Taylor Housewright

Current position
- Title: Offensive coordinator and Quarterbacks coach
- Team: Jacksonville State
- Conference: CUSA

Playing career
- 2009–2012: Ashland
- Position: Quarterback

Coaching career (HC unless noted)
- 2013–2014: Miami (OH) (GA)
- 2015: Wittenberg (WR)
- 2016–2017: Ashland (WR)
- 2018: Wyoming (GA)
- 2019: Mississippi State (OQC)
- 2020: Oregon (OA)
- 2021–2023: Montana State (OC/QB)
- 2024: Georgia Southern (SOA)
- 2025: Jacksonville State (TE)
- 2026–present: Jacksonville State (OC/QB)

= Taylor Housewright =

American football coach

Taylor Housewright is an American football coach and former player who is the Offensive Coordinator and Quarterbacks coach for the Jacksonville State Gamecocks football team.

==Playing career==
Housewright grew up in Ashland, Ohio and attended Ashland High School, where he played basketball and football. As a senior, he passed for 3,528 yards and 36 touchdowns and also rushed for 818 yards and 14 touchdowns.

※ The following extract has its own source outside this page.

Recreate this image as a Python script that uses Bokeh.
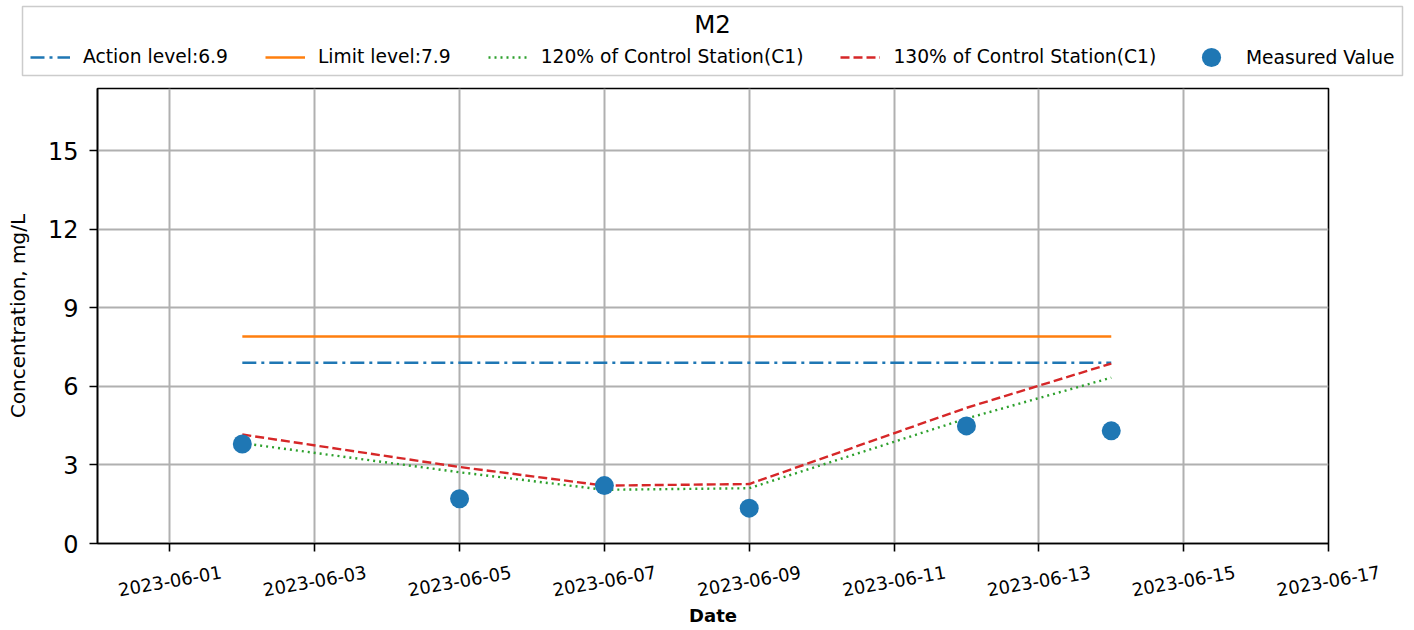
import datetime as dt
from bokeh.plotting import figure
from bokeh.layouts import column
from bokeh.models import (Legend, LegendItem, FixedTicker, DatetimeTickFormatter,
                          Range1d, Label, ColumnDataSource)
from bokeh.core.properties import value
from bokeh.embed import file_html
from bokeh.resources import INLINE

# ---- data ----
dates = ["2023-06-02", "2023-06-05", "2023-06-07", "2023-06-09", "2023-06-12", "2023-06-14"]
measured = [3.80, 1.71, 2.21, 1.35, 4.49, 4.30]
pct120 = [3.83, 2.72, 2.05, 2.11, 4.77, 6.33]
pct130 = [4.16, 2.92, 2.21, 2.27, 5.18, 6.87]
action_level = 6.9
limit_level = 7.9
y_ticks = [0, 3, 6, 9, 12, 15]
x_tick_labels = ["2023-06-01", "2023-06-03", "2023-06-05", "2023-06-07", "2023-06-09",
                 "2023-06-11", "2023-06-13", "2023-06-15", "2023-06-17"]
series_names = ["Action level:6.9", "Limit level:7.9", "120% of Control Station(C1)",
                "130% of Control Station(C1)", "Measured Value"]
chart_title = "M2"
x_start, x_end = "2023-05-31", "2023-06-17"
y_start, y_end = 0, 17.37

FONT = "DejaVu Sans"
BLUE, ORANGE, GREEN, RED = "#1f77b4", "#ff7f0e", "#2ca02c", "#d62728"
LW = 2.4
DASH_ACTION, DASH_120, DASH_130 = "14 5 3 5", "2 4", "9 4"


def d(s):
    return dt.datetime.strptime(s, "%Y-%m-%d")


W = 1410
BL, BR = 97, 82
TOP_H = 84
BOX_L, BOX_R, BOX_T, BOX_B = 22, 1402, 6, 75     # legend box edges (page pixels)
MAIN_TOP, FRAME_H, MAIN_BOT = 4, 455, 17
BOT_H = 68
FRAME_W = W - BL - BR

xs = [d(s) for s in dates]
src = ColumnDataSource(dict(x=xs, m=measured, g=pct120, r=pct130,
                            a=[action_level] * len(xs), l=[limit_level] * len(xs)))
x_range = Range1d(d(x_start), d(x_end))

# ---------------- top: legend box (its frame is the box) ----------------
top = figure(width=W, height=TOP_H, output_backend="svg", toolbar_location=None,
             x_range=Range1d(BOX_L, BOX_R), y_range=Range1d(TOP_H - BOX_B, TOP_H - BOX_T),
             x_axis_location=None, y_axis_location=None,
             min_border_left=BOX_L, min_border_right=W - BOX_R,
             min_border_top=BOX_T, min_border_bottom=TOP_H - BOX_B)
top.frame_align = False
top.outline_line_color = "#cccccc"
top.outline_line_width = 1.5
top.grid.visible = False
top.background_fill_color = "white"
top.border_fill_color = "white"
# legend proxies: same series, far outside this strip's visible range
la = top.line("x", "a", source=src, color=BLUE, line_width=LW, line_dash=DASH_ACTION)
ll = top.line("x", "l", source=src, color=ORANGE, line_width=LW)
lg = top.line("x", "g", source=src, color=GREEN, line_width=LW, line_dash=DASH_120)
lr = top.line("x", "r", source=src, color=RED, line_width=LW, line_dash=DASH_130)
lm = top.scatter("x", "m", source=src, size=19, color=BLUE, line_color=None)

common = dict(orientation="horizontal", label_text_font=FONT, label_text_font_size="18.7px",
              label_text_color="black", border_line_color=None, background_fill_alpha=0,
              padding=0, margin=0)
legend_lines = Legend(items=[LegendItem(label=n, renderers=[r]) for n, r in
                             zip(series_names[:4], [la, ll, lg, lr])],
                      location=(8, 8), glyph_width=40, glyph_height=20, label_height=20,
                      label_standoff=13, spacing=37, **common)
legend_marker = Legend(items=[LegendItem(label=series_names[4], renderers=[lm])],
                       location=(1165, -6), glyph_width=48, glyph_height=48,
                       label_standoff=11, **common)
top.add_layout(legend_lines, "center")
top.add_layout(legend_marker, "center")
top.add_layout(Label(x=712, y=TOP_H - 24, text=chart_title, text_align="center",
                     text_baseline="middle", text_font=FONT, text_font_size="24.5px",
                     text_color="black", level="overlay"))

# ---------------- main plot ----------------
p = figure(width=W, height=MAIN_TOP + FRAME_H + MAIN_BOT, x_axis_type="datetime",
           output_backend="svg", toolbar_location=None,
           x_range=x_range, y_range=Range1d(y_start, y_end),
           min_border_left=BL, min_border_right=BR, min_border_top=MAIN_TOP,
           min_border_bottom=MAIN_BOT)
p.background_fill_color = "white"
p.border_fill_color = "white"
p.outline_line_color = "black"
p.outline_line_width = 1.6

p.line("x", "a", source=src, color=BLUE, line_width=LW, line_dash=DASH_ACTION)
p.line("x", "l", source=src, color=ORANGE, line_width=LW)
p.line("x", "g", source=src, color=GREEN, line_width=LW, line_dash=DASH_120)
p.line("x", "r", source=src, color=RED, line_width=LW, line_dash=DASH_130)
p.scatter("x", "m", source=src, size=19, color=BLUE, line_color=None)

xticks = [d(s).replace(tzinfo=dt.timezone.utc).timestamp() * 1000 for s in x_tick_labels]
p.xaxis.ticker = FixedTicker(ticks=xticks, minor_ticks=[])
p.xaxis.formatter = DatetimeTickFormatter(days="%Y-%m-%d", months="%Y-%m-%d", hours="%Y-%m-%d")
p.xaxis.major_label_text_font_size = "1px"
p.xaxis.major_label_text_color = None
p.xaxis.major_label_standoff = 0
p.yaxis.ticker = FixedTicker(ticks=y_ticks, minor_ticks=[])
for ax in (p.xaxis, p.yaxis):
    ax.axis_line_color = "black"
    ax.axis_line_width = 1.6
    ax.major_tick_line_color = "black"
    ax.major_tick_line_width = 1.6
    ax.major_tick_in = 0
    ax.major_tick_out = 8
    ax.minor_tick_line_color = None
    ax.major_label_text_font = FONT
    ax.axis_label_text_font = FONT
    ax.axis_label_text_color = "black"
p.yaxis.major_label_text_color = "black"
p.yaxis.major_label_text_font_size = "24px"
p.yaxis.major_label_standoff = 11
p.yaxis.axis_label = "Concentration, mg/L"
p.yaxis.axis_label_text_font_style = "normal"
p.yaxis.axis_label_text_font_size = "20px"
p.yaxis.axis_label_standoff = 15

p.grid.grid_line_color = "#b0b0b0"
p.grid.grid_line_width = 2
p.xgrid.ticker = FixedTicker(ticks=xticks, minor_ticks=[])
p.ygrid.ticker = FixedTicker(ticks=y_ticks, minor_ticks=[])

# ---------------- bottom: rotated date labels + axis title ----------------
span = d(x_end) - d(x_start)
per_px = span / FRAME_W
bot = figure(width=W, height=BOT_H, x_axis_type="datetime", output_backend="svg",
             toolbar_location=None,
             x_range=Range1d(d(x_start) - per_px * BL, d(x_end) + per_px * BR),
             y_range=Range1d(0, BOT_H),
             x_axis_location=None, y_axis_location=None,
             min_border_left=0, min_border_right=0, min_border_top=0, min_border_bottom=0)
bot.frame_align = False
bot.outline_line_color = None
bot.grid.visible = False
bot.background_fill_color = "white"
bot.border_fill_color = "white"
lab_src = ColumnDataSource(dict(x=[d(s) for s in x_tick_labels], text=x_tick_labels,
                                y=[BOT_H - 20.5] * len(x_tick_labels)))
bot.text("x", "y", text="text", source=lab_src, angle=0.1745, text_align="center",
         text_baseline="middle", text_font=value(FONT), text_font_size="18px",
         text_color="black")
mid = d(x_start) + span / 2
bot.add_layout(Label(x=mid, y=13, text="Date", text_align="center",
                     text_baseline="middle", text_font=FONT, text_font_size="18px",
                     text_font_style="bold", text_color="black"))

layout = column(top, p, bot, spacing=0)
open("out.html", "w").write(file_html(layout, INLINE))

Housewright played college football at Ashland University. He was a three-year starter at quarterback for the Ashland Eagles. Housewright was named the Great Lakes Intercollegiate Athletic Conference Player of the Year and was a finalist for the Harlon Hill Trophy after completing 241-of-358 pass attempts for 3,071 yards and 32 touchdowns as a senior. After his senior year at Ashland, Housewright took part in a rookie minicamp with the Cincinnati Bengals on a tryout basis but was not offered a contract.

==Coaching career==
Housewright began his coaching career as a graduate assistant at Miami (OH) in 2013. He was hired as the wide receivers coach at Wittenberg after two seasons. Housewright returned to Ashland in 2016 as wide receivers coach. He moved on to Wyoming as a graduate assistant after two seasons and was hired as an offensive quality control coach at Mississippi State in 2019 by head coach Joe Moorhead.

After Moorhead was fired at the end of the season and subsequently hired as the offensive coordinator at Oregon, Housewright was hired as an offensive analyst for the Ducks. He was hired as the offensive coordinator and quarterbacks coach at Montana State after one season at Oregon. The Bobcats advanced to the 2022 NCAA Division I Football Championship Game in Housewright's first season, losing 38–10 to North Dakota State.